The portrait has been the subject of an ownership battle over the years. Max Liebermann was a renowned artist, president of the Berlin Academy of the Arts, before his death in 1935. When war broke out, his daughter and her family fled to America to escape the Nazis. Martha was to follow but she never got there. In 1943, when bedridden with a stroke, she was notified that she would be taken to the Theresienstadt concentration camp. Hours before she was due to leave, Martha chose, instead, to commit suicide at home. Shortly afterwards, the Liebermann’s famous private art collection was seized by the Gestapo.

The portrait of Martha is not just a painting but a part of history, and it illustrates that ownership is not simply about physical possession, but about moral rights. Like the runner who wins a medal after taking steroids, and secretly knows that their victory is hollow, the caretaker of appropriated art must surely feel – however much they have paid for it – that they are not the true owner. It was certainly that way for Nawapan Kriangasak, a 49-year-old lawyer who, it emerged this month, has returned $50 million of artwork to the Cambodian government.

The collection belonged to her father, Douglas Latchford, and constituted the world’s greatest private collection of artefacts from Cambodia’s 1,000-year-old Khmer Dynasty. As a child, Nawapan learned that running was not allowed in her father’s apartment. The collection included 10th-Century sandstone figures, 11th-Century bronzes, and the brooding statues of Khmer deities that stood in alcoves, some adorned in jewels and golden crowns, that were too valuable to risk accident. But in later life, the accusation was levelled at Latchford that his magnificent collection was the result of decades of trafficking in looted art.
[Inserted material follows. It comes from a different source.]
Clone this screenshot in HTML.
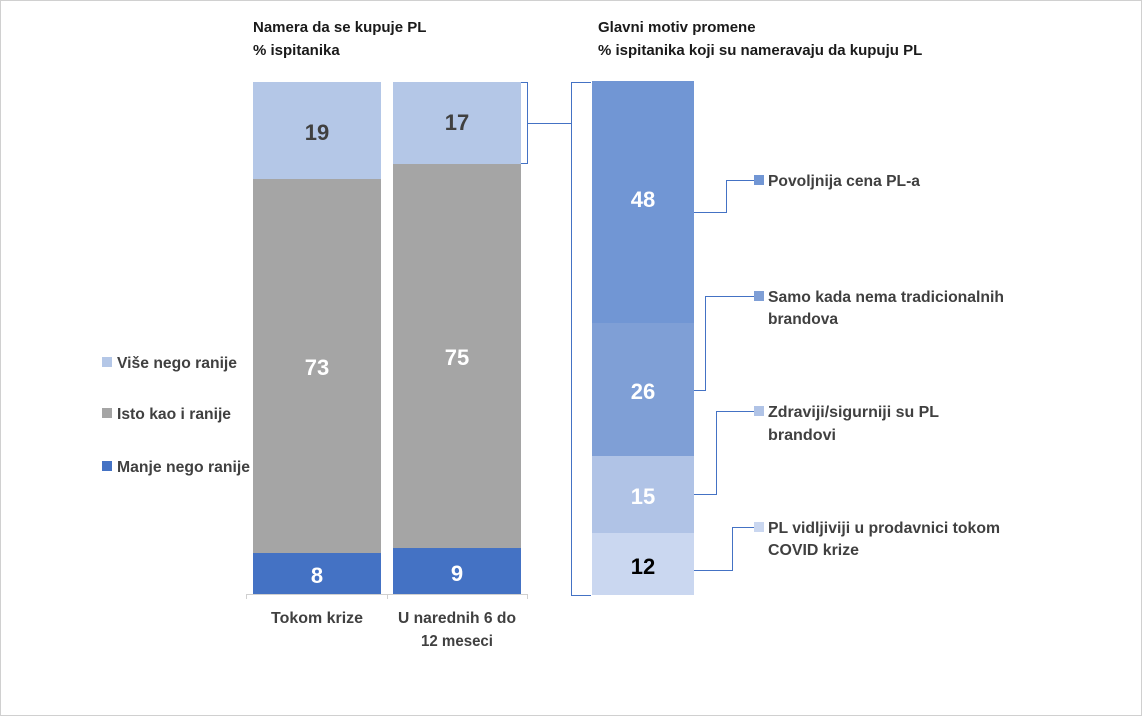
<!DOCTYPE html>
<html><head><meta charset="utf-8"><style>
html,body{margin:0;padding:0;background:#fff}
svg{display:block}
text{font-family:"Liberation Sans",sans-serif}
</style></head><body>
<svg width="1142" height="716" viewBox="0 0 1142 716" xmlns="http://www.w3.org/2000/svg">
<rect x="0.5" y="0.5" width="1141" height="715" fill="#fff" stroke="#d0d0d0"/>
<g font-weight="bold" font-size="15" fill="#1a1a1a">
<text x="253" y="32">Namera da se kupuje PL</text>
<text x="253" y="55">% ispitanika</text>
<text x="598" y="32">Glavni motiv promene</text>
<text x="598" y="55">% ispitanika koji su nameravaju da kupuju PL</text>
</g>
<rect x="253" y="82" width="128" height="97" fill="#b4c7e7"/>
<rect x="253" y="179" width="128" height="374" fill="#a5a5a5"/>
<rect x="253" y="553" width="128" height="41" fill="#4472c4"/>
<rect x="393" y="82" width="128" height="82" fill="#b4c7e7"/>
<rect x="393" y="164" width="128" height="384" fill="#a5a5a5"/>
<rect x="393" y="548" width="128" height="46" fill="#4472c4"/>
<g font-weight="bold" font-size="22" text-anchor="middle">
<text x="317" y="140" fill="#404040">19</text>
<text x="317" y="375" fill="#fff">73</text>
<text x="317" y="583" fill="#fff">8</text>
<text x="457" y="130" fill="#404040">17</text>
<text x="457" y="365" fill="#fff">75</text>
<text x="457" y="581" fill="#fff">9</text>
</g>
<path d="M246 594.5H528M246.5 594V599M387.5 594V599M527.5 594V599" stroke="#d0d0d0" fill="none"/>
<g font-weight="bold" font-size="16" fill="#404040" text-anchor="middle">
<text x="317" y="623" textLength="92" lengthAdjust="spacingAndGlyphs">Tokom krize</text>
<text x="457" y="623" textLength="118" lengthAdjust="spacingAndGlyphs">U narednih 6 do</text>
<text x="457" y="646" textLength="72" lengthAdjust="spacingAndGlyphs">12 meseci</text>
</g>
<rect x="102" y="357" width="10" height="10" fill="#b4c7e7"/>
<rect x="102" y="408" width="10" height="10" fill="#a5a5a5"/>
<rect x="102" y="461" width="10" height="10" fill="#4472c4"/>
<g font-weight="bold" font-size="16" fill="#404040">
<text x="117" y="368" textLength="120" lengthAdjust="spacingAndGlyphs">Više nego ranije</text>
<text x="117" y="419" textLength="114" lengthAdjust="spacingAndGlyphs">Isto kao i ranije</text>
<text x="117" y="472" textLength="133" lengthAdjust="spacingAndGlyphs">Manje nego ranije</text>
</g>
<path d="M521 82.5H527.5V163.5H521M527 123.5H571.5M591 82.5H571.5V595.5H591" stroke="#4472c4" stroke-width="1" fill="none"/>
<rect x="592" y="81" width="102" height="242" fill="#7196d4"/>
<rect x="592" y="323" width="102" height="133" fill="#7f9fd6"/>
<rect x="592" y="456" width="102" height="77" fill="#b0c3e6"/>
<rect x="592" y="533" width="102" height="62" fill="#cad7f0"/>
<g font-weight="bold" font-size="22" text-anchor="middle">
<text x="643" y="207" fill="#fff">48</text>
<text x="643" y="399" fill="#fff">26</text>
<text x="643" y="504" fill="#fff">15</text>
<text x="643" y="574" fill="#000">12</text>
</g>
<path d="M694 212.5H726.5V180.5H754M694 390.5H705.5V296.5H754M694 494.5H716.5V411.5H754M694 570.5H732.5V527.5H754" stroke="#4472c4" stroke-width="1" fill="none"/>
<rect x="754" y="175" width="10" height="10" fill="#7196d4"/>
<rect x="754" y="291" width="10" height="10" fill="#7f9fd6"/>
<rect x="754" y="406" width="10" height="10" fill="#b0c3e6"/>
<rect x="754" y="522" width="10" height="10" fill="#cad7f0"/>
<g font-weight="bold" font-size="16" fill="#404040">
<text x="768" y="186" textLength="152" lengthAdjust="spacingAndGlyphs">Povoljnija cena PL-a</text>
<text x="768" y="302" textLength="236" lengthAdjust="spacingAndGlyphs">Samo kada nema tradicionalnih</text>
<text x="768" y="324" textLength="70" lengthAdjust="spacingAndGlyphs">brandova</text>
<text x="768" y="417" textLength="171" lengthAdjust="spacingAndGlyphs">Zdraviji/sigurniji su PL</text>
<text x="768" y="440" textLength="68" lengthAdjust="spacingAndGlyphs">brandovi</text>
<text x="768" y="533" textLength="232" lengthAdjust="spacingAndGlyphs">PL vidljiviji u prodavnici tokom</text>
<text x="768" y="555" textLength="91" lengthAdjust="spacingAndGlyphs">COVID krize</text>
</g>
</svg>
</body></html>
Latchford denied the accusation before his death last year and his daughter says that it should be remembered that he began collecting in a different era. Clearly, selling the artefacts would make her a massively wealthy woman. But Nawapan recognises that creativity has more than a price tag. A political regime can seize paintings. A collector can acquire priceless antiquities on the black market. But there is, without doubt, a moral dimension to ownership. Nawapan illustrates concepts as beautiful as the art itself – atonement for past wrongs; the restoration of justice. True, the art was in her possession. But it was not in her ownership. It was not hers to sell.

A magical feeling

Art is not just about artefacts but about the soul of a nation. The response from the Cambodian arts minister, Phoeurng Sackona, is touching. It was, she said, like thinking loved ones were dead in a war – and then having them turn up on the doorstep.

“These are not just rocks and mud and metal. They are the very blood and sweat and earth of our nation.”

It was, she said, “a magical feeling” that they were being returned.

Sadly, the portrait of Martha Liebermann still hangs in a German museum in northern Bavaria. The Georg Schäfer museum in Schweinfurt, Northern Bavaria, was at the centre of controversy last year when its provenance researcher resigned, saying the museum was not serious about restoring artwork with a tainted provenance. It was ignoring the Washington principles which urged the restoration of art looted by the Nazis to its rightful home.

Martha’s great-granddaughter, Katharine, says tragedy like Martha’s gets passed from generation to generation in a family. She, too, feels the burden of her suicide, the weight of history.

If Martha were my grandmother, and I had to go to a museum to see her portrait, in the very country where her life ended so tragically, the sense of injustice would burn, deep and fierce. For there are things you can buy, things you can possess, but there are things that, quite simply, you can never own.